I don't know if this is just a chance observation, but of people I know personally or of which I heared of, and of people who write blogs I recognise more and more reports about phases of depression. And in biomedical research, this is also a big issue: Some colleagues in a neighboring institute of neuro-genetics have large projects on depression, including mouse models for this, but also large patient studies. There are big efforts, and some small results, about the importance of inherited factors (i.e. genes transmitted from one generation to the next) and about
the detrimental influences of a problematic childhood and adolescence (experiences of home violence, abuse, frequent change of partners, neglectance) for the development of depressive conditions. So the focus goes mainly to the patient himself (inherited factors) or to contributions from the surrounding family.
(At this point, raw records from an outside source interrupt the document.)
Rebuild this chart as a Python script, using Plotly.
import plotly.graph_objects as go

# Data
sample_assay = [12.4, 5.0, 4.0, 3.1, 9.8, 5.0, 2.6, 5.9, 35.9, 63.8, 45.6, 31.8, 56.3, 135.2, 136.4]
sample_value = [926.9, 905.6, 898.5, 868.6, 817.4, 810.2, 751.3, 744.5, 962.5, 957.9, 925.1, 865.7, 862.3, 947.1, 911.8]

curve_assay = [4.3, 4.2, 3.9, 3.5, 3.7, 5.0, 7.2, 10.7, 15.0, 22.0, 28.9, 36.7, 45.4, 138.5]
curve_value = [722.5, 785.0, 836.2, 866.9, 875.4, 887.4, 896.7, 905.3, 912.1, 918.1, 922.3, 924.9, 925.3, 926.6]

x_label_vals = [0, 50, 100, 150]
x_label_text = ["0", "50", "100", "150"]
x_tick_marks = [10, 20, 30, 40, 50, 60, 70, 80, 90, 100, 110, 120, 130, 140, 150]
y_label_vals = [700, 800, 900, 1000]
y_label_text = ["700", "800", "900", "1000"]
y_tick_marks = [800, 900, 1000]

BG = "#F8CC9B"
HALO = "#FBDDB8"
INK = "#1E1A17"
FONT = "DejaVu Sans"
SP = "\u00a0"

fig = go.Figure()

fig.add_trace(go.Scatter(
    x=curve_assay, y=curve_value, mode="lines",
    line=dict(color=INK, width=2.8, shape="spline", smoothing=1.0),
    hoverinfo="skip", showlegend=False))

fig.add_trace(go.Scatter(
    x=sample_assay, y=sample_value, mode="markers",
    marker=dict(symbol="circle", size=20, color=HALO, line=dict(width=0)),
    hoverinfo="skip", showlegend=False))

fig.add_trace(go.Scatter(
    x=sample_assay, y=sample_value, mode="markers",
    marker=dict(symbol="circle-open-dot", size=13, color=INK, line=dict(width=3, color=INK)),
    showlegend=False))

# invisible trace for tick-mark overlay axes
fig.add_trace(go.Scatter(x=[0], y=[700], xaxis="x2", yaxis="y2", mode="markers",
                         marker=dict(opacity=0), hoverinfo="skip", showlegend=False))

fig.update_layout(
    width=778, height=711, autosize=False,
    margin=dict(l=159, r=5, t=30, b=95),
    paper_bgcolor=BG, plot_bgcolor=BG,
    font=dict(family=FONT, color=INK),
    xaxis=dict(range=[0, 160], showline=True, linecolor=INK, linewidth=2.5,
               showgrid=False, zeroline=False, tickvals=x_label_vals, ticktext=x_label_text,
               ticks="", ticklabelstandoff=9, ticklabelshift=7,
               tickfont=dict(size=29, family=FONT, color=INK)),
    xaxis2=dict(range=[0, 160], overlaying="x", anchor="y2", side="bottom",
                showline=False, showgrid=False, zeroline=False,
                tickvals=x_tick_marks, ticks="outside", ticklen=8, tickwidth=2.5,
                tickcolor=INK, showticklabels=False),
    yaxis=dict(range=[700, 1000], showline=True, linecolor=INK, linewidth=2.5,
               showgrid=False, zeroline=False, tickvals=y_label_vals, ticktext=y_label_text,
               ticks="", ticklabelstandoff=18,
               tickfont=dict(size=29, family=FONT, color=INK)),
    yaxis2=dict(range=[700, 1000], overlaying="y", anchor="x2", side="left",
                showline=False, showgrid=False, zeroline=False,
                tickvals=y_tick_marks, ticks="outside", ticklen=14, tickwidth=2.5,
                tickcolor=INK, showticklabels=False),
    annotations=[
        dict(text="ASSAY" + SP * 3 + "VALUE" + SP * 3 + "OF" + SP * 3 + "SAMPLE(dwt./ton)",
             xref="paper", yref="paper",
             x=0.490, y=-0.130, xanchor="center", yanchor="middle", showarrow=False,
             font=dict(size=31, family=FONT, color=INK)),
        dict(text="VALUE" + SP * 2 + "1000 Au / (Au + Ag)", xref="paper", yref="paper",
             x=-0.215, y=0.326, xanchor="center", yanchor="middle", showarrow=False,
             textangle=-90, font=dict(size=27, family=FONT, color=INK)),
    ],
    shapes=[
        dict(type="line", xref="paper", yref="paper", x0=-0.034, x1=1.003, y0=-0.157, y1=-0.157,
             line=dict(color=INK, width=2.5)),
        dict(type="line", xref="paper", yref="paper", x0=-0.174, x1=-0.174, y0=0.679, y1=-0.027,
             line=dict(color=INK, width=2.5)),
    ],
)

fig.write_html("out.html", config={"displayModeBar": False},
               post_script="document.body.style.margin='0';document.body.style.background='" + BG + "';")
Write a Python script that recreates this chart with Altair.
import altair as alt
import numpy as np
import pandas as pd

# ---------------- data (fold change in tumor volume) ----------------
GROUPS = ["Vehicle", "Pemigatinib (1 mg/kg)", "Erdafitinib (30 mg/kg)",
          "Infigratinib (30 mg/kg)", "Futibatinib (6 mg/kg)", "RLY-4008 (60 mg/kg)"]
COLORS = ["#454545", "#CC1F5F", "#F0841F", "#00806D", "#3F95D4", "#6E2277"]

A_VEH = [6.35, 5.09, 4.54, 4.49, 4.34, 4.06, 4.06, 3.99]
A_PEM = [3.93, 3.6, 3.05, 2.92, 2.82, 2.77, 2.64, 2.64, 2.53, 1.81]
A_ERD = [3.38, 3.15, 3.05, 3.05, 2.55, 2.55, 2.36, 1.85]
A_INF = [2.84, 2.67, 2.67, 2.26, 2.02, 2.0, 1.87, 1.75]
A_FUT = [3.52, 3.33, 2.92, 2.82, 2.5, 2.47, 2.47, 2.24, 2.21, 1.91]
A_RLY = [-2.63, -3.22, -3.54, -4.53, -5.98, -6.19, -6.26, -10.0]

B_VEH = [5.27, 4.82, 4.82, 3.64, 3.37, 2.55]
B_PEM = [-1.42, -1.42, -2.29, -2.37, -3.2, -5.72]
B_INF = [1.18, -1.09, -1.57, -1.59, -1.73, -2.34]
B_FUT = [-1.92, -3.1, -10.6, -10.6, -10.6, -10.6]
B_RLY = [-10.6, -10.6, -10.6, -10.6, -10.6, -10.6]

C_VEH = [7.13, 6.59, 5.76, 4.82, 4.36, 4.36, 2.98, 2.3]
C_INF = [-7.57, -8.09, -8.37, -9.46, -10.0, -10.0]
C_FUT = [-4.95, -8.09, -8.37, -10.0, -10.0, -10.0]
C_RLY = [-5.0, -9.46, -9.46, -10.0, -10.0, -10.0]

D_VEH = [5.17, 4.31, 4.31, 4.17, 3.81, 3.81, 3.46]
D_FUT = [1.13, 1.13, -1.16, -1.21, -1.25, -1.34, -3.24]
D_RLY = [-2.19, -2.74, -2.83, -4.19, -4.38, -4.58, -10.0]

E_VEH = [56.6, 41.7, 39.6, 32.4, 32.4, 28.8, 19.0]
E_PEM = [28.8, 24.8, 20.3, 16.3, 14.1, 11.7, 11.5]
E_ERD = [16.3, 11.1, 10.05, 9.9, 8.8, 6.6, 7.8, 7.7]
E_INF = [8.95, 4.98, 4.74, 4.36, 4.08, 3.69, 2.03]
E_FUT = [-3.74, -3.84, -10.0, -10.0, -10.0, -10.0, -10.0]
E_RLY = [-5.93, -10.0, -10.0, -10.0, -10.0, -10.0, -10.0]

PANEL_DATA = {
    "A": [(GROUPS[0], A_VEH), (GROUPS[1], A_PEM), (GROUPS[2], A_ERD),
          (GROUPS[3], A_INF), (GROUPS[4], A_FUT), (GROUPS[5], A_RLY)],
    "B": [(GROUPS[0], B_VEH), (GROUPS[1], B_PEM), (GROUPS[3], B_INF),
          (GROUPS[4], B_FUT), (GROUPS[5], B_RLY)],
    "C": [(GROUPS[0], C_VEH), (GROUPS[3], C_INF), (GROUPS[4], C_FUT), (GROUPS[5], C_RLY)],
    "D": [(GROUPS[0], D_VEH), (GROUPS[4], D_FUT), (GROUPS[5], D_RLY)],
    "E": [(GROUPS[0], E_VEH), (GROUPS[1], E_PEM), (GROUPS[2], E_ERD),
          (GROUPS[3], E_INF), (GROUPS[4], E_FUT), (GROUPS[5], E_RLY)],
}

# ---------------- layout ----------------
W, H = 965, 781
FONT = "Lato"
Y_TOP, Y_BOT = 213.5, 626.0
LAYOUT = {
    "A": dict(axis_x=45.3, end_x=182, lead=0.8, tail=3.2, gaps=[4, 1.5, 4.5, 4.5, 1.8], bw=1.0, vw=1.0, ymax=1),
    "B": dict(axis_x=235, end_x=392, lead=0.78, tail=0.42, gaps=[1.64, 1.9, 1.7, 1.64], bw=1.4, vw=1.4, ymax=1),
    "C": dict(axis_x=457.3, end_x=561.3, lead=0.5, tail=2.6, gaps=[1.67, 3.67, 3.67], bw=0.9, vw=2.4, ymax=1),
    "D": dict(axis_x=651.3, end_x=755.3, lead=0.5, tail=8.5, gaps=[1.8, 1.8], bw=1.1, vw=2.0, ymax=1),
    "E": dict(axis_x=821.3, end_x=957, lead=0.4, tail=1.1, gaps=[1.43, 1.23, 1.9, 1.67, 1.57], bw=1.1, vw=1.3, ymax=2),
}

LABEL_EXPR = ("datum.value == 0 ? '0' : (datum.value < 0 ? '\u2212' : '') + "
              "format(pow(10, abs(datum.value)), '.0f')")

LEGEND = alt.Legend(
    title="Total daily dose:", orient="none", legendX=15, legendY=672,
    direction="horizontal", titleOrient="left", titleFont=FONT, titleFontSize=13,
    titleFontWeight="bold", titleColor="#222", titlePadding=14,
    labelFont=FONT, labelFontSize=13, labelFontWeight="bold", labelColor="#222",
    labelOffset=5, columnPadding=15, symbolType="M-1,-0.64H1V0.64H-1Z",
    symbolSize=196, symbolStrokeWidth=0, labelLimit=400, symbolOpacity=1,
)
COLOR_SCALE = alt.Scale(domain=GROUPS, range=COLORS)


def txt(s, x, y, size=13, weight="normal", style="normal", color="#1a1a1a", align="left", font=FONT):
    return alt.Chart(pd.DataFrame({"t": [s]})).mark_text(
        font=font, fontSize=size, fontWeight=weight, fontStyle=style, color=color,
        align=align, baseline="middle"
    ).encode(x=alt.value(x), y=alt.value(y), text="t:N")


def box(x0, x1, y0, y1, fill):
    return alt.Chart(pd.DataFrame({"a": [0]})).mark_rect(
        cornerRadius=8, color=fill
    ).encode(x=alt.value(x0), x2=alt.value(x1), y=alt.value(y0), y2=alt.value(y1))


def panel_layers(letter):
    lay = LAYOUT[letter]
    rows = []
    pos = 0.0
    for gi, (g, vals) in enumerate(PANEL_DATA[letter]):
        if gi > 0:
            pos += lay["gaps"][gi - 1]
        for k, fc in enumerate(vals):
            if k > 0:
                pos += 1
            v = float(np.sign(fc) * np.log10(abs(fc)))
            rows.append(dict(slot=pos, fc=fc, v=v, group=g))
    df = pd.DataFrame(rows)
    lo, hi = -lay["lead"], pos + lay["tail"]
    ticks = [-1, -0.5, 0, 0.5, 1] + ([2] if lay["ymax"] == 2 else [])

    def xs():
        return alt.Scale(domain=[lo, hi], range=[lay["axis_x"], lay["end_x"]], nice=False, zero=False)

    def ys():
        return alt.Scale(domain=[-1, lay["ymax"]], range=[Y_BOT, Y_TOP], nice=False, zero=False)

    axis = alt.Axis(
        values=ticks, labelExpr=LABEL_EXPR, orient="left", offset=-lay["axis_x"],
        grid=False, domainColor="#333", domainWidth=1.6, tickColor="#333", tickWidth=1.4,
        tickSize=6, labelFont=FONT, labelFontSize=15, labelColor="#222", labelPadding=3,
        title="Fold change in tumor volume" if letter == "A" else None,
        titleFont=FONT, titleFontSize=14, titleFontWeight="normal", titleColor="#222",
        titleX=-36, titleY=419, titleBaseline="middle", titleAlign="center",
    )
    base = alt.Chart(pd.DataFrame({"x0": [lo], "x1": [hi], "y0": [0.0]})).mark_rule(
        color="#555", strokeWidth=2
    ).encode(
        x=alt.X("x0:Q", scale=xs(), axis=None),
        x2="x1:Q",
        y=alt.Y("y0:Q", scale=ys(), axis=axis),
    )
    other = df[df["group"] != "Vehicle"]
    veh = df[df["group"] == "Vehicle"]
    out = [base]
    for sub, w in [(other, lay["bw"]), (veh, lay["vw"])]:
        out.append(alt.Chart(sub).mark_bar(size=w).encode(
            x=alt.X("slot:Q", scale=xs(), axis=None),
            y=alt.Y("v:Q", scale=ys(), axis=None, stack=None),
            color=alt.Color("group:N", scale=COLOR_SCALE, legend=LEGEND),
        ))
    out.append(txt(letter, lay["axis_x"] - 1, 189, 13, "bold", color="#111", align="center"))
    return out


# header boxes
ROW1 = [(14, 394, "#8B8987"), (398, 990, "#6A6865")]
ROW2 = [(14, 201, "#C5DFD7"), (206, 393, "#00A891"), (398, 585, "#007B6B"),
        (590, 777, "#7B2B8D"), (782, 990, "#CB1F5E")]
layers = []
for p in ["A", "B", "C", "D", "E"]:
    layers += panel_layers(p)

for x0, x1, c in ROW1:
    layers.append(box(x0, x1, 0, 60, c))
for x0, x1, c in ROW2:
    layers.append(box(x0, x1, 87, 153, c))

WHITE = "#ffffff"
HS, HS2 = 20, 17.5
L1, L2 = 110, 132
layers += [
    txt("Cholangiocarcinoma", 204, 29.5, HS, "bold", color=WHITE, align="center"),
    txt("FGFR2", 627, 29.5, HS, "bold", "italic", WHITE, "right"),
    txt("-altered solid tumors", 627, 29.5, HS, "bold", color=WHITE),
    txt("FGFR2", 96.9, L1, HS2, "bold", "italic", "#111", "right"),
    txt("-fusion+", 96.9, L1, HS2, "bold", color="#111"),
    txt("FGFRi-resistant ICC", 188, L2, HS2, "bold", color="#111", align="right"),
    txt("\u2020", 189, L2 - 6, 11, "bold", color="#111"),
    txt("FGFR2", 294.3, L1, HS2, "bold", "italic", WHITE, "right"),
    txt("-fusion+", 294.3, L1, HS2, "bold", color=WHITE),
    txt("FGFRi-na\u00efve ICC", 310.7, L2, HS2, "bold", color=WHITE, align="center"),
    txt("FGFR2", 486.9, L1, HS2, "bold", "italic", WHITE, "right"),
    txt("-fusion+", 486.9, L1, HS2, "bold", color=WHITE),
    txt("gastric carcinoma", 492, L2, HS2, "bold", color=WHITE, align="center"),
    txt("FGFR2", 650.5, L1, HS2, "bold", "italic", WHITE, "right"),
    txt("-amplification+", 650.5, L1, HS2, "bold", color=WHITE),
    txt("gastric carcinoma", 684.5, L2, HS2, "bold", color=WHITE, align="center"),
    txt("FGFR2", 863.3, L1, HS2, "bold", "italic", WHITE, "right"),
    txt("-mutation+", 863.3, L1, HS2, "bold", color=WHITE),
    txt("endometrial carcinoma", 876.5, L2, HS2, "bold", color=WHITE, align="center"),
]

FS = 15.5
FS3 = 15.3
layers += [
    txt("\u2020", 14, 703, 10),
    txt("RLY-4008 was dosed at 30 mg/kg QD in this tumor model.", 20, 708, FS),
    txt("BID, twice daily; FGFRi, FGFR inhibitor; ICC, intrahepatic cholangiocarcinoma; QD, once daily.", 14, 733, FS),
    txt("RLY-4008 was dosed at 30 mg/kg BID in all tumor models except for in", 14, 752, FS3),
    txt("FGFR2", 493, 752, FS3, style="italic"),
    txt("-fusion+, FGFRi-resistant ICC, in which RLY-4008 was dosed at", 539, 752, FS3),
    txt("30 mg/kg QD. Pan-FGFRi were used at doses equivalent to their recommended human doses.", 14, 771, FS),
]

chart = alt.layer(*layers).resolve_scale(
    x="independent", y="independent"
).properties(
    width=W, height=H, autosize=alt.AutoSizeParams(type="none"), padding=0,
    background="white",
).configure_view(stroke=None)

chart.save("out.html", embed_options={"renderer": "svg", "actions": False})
I think that the influence of the society (including social media) and of the working community by far underestimated ? I know of people who were really suffering from depression for long time, untill they change their job and became completely normal. And these were not people who used to complain about their former job. Nobody would have guessed that the job was somehow linked to their depressive state, maybe not even themself. But since their condition improved so much after changing job, it is obvious that parts of the problem must have been job related. And for younger patients in school age there is obviously the influence of school environment which can promote or prevent the development of depression.  Schools like in Germany or in some Asian tiger states, which are mainly to promote a high-power elite, teaching the students to follow the track of Ariana Huffington, Mark Zuckerman, Sheryl Sandberg and other role models who are unknown to have ever experienced a grey day in life, leave quite a large fraction of the young people left in a state of personal doubt. There are also several studies showing that an intensive consumption of social media steams, which are always biased to show happy people and success-stories, can contribute to depression. 
I'd be interested to know to which degree depression can be treated to focus on the patients themself, and how much the society must change the social condition that promote or cause depression.